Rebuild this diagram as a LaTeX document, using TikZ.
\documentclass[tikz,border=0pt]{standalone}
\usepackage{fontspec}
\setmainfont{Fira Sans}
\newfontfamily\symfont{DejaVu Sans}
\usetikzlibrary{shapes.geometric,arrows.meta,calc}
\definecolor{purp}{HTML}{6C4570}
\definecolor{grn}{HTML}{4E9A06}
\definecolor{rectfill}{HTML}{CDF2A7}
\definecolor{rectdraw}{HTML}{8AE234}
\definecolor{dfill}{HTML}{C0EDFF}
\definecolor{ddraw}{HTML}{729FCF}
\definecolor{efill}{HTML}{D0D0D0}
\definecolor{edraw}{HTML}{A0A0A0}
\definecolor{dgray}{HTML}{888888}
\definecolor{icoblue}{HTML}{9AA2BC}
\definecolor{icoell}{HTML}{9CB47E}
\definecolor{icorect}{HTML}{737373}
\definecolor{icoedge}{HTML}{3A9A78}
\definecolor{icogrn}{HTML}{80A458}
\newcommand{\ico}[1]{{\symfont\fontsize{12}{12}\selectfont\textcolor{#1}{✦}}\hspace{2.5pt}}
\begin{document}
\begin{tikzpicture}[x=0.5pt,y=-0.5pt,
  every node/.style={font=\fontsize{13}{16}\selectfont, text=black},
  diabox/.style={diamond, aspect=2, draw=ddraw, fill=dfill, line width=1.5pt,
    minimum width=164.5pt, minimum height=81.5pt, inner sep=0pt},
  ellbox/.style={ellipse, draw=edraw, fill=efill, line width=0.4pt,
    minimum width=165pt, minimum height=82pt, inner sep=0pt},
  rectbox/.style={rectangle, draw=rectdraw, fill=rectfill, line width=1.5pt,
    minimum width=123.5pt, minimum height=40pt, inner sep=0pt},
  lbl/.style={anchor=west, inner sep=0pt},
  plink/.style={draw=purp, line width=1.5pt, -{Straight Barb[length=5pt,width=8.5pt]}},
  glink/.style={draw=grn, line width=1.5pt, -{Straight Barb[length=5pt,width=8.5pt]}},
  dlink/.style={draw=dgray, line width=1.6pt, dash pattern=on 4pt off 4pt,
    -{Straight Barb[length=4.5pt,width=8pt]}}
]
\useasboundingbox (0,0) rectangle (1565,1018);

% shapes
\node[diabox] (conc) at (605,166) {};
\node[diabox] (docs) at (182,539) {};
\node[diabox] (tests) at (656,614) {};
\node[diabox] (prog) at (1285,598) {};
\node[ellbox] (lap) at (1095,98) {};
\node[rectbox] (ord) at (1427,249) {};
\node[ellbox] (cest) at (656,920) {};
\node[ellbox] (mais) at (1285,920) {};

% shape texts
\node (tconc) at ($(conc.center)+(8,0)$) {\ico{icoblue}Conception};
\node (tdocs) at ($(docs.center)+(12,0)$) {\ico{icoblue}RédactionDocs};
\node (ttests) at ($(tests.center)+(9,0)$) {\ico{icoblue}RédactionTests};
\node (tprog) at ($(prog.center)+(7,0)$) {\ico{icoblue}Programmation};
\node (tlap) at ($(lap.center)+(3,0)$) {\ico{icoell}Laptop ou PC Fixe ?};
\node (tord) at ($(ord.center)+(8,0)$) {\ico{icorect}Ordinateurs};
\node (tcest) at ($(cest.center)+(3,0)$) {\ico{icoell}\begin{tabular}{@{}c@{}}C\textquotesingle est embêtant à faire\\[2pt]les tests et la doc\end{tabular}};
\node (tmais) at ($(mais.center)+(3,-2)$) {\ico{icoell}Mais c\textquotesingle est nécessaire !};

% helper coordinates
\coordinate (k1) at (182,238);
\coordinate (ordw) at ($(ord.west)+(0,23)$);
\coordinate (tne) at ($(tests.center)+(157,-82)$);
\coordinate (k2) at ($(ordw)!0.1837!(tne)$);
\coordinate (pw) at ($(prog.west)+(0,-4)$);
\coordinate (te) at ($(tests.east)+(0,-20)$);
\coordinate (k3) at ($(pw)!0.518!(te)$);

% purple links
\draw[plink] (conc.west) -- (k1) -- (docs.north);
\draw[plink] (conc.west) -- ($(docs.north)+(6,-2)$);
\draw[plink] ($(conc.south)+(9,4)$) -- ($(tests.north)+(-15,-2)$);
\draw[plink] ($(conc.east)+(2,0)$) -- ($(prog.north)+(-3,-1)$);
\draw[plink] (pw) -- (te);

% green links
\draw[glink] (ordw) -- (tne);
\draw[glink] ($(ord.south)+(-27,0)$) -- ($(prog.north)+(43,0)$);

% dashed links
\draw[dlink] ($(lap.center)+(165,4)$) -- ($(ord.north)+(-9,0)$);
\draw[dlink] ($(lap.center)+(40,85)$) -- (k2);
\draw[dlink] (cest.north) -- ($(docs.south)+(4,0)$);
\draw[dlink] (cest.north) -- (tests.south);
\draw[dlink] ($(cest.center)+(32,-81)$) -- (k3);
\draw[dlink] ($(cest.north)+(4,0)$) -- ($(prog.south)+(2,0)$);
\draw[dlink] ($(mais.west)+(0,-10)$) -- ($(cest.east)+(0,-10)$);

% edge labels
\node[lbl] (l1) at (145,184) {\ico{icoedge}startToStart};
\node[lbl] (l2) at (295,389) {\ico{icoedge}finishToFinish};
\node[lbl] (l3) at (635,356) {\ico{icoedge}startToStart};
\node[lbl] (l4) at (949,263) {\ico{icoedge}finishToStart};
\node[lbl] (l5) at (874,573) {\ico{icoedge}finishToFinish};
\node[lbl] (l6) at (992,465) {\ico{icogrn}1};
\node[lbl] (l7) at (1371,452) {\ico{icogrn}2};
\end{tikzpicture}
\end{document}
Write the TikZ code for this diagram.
= = = = =
▶ **Task directions**
Search the entries for the word "this" and pick out every line that holds it.

▶ **Task answer**
Rebuild this diagram as a LaTeX document, using TikZ.
Write the TikZ code for this diagram.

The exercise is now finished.